BANGBANGBANG. Really loud, like there’s an evil troll with a hammer, trying to get out.

I hustle downstairs, open the lid, and see that the machine has stopped spinning during the rinse cycle. That BANGBANGBANG is apparently the sound of the transmission whining that there are too many towels in there.

I fiddle with the knob, try different things, but it won’t spin. It’s done spinning. It’s spent.

Then I heave the soaking, sopping wet towels into the laundry basket to hang outside to dry. The damn thing’s heavy, so the handles break on my laundry basket. But I manage to get it outside, water dripping up and down steps and through the house.

I hang up a towel. The line creaks. I hang up another one at the other end. More creaking. I hang up a third. The line breaks and the towels fall to the ground.

But that’s ok. I have another, stronger one. I hang up all 6 towels. The line breaks. The towels fall to the ground.

Now the towels are dirty and I have to wash them again. I think if I were a neighbor and I watched all this, it’d be funny.


Because you demanded it, here are pictures of L's feet from the 4th. The top picture is from 2007; the bottom from 2006. She took a fashion risk by wearing different sandals. L often takes very colorful fashion risks, and you know how that tendency becomes exaggerated as women grow older, so we're really looking forward to what she'll be wearing in 20 years.

She has promised to stay away from pink cocktails, however.

Friday, July 06, 2007

with degenerates like these, who needs friends?

This 4th of July in Wenonah was pretty much like all the rest of them have been, except it wasn't the hottest day of the year like it usually is. A little morning rain kept the heat away, and the lingering cloud cover and low humidity helped me stay fresh and dry throughout the festivities.

Usually by the time the firehouse opens, people are sweating and glistening like pigs.

What struck me this year is that people looked old. Classmates. Friends. Of course we all look older, but I've been able to kinda gloss over that and see people as they looked 20, 30 years ago.

I couldn't do that this year. I noticed balding heads, wrinkled faces, yellowed teeth, tummy bulges, broken capillaries...and while some of us have aged better than others...we're our parents now. Our parents look the same as they used to, but now we look like them. We're the people the kids look at now and call "old."

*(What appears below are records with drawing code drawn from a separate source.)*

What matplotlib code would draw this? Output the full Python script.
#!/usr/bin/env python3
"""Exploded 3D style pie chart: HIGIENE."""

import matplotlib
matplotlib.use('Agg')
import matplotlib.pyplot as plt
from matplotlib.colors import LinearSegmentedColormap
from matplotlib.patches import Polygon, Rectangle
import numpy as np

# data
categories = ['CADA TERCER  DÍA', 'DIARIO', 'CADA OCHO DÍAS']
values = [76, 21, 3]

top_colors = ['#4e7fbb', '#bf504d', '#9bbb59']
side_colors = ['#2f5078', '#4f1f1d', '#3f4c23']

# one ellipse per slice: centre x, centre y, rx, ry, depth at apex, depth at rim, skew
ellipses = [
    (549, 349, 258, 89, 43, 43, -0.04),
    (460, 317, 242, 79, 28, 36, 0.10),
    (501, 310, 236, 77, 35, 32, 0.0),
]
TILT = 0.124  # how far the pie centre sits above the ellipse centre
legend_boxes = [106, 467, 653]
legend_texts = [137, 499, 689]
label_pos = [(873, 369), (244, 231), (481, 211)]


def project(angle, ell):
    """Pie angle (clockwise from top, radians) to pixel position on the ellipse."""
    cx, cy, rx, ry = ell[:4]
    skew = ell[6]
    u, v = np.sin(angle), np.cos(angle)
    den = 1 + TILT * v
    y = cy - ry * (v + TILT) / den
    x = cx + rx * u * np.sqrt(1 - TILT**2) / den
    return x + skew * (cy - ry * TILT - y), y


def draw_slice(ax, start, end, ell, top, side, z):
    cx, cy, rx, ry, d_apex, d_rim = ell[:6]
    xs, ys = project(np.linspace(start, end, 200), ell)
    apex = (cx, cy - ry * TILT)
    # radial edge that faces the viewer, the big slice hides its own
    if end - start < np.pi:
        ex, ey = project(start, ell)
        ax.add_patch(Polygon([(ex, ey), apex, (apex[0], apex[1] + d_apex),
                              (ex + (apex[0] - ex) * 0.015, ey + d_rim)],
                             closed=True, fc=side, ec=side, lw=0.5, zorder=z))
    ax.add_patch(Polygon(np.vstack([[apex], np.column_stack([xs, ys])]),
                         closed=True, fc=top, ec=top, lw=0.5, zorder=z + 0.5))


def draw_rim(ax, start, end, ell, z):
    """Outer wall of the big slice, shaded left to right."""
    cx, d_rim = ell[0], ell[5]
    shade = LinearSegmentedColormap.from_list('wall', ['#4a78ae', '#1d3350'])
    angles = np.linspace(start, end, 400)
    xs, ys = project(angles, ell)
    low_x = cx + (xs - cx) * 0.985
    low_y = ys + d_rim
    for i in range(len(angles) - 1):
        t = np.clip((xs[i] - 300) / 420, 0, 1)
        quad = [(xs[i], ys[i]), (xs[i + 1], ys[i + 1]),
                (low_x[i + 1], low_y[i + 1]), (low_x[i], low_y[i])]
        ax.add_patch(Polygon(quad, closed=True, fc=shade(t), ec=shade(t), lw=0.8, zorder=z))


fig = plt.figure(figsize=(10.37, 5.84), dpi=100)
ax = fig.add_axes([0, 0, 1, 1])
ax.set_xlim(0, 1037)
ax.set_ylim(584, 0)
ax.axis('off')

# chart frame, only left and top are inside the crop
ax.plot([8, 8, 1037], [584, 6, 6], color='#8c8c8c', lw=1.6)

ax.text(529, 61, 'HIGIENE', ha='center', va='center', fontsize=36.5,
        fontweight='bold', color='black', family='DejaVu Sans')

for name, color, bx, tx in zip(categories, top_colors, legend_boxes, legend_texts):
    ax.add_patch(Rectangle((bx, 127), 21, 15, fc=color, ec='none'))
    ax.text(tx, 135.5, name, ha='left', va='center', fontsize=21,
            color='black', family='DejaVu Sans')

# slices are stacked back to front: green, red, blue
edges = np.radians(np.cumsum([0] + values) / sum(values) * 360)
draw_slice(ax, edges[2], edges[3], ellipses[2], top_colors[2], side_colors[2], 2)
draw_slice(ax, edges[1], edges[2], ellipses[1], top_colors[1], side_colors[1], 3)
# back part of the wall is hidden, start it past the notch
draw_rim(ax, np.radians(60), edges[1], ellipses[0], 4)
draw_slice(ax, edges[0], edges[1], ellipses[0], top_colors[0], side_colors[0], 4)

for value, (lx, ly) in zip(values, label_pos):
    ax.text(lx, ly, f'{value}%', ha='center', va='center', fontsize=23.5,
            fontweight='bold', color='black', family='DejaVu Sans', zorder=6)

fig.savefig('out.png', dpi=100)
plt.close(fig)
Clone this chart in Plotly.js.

And yet...we can stand there and trade stories about youthful adventures and drink beer (though not as much as we used to) and still not feel any older than when we drank Bud and Annie Green Springs and smoked pot and piled into Tom Hoover's beat-up van, speeding down Breakneck road, Zeppelin on the 8-track, not knowing or caring what curveballs we would be faced with the next day.

Yup. It was 4th of July in Wenonah. Same as it ever was.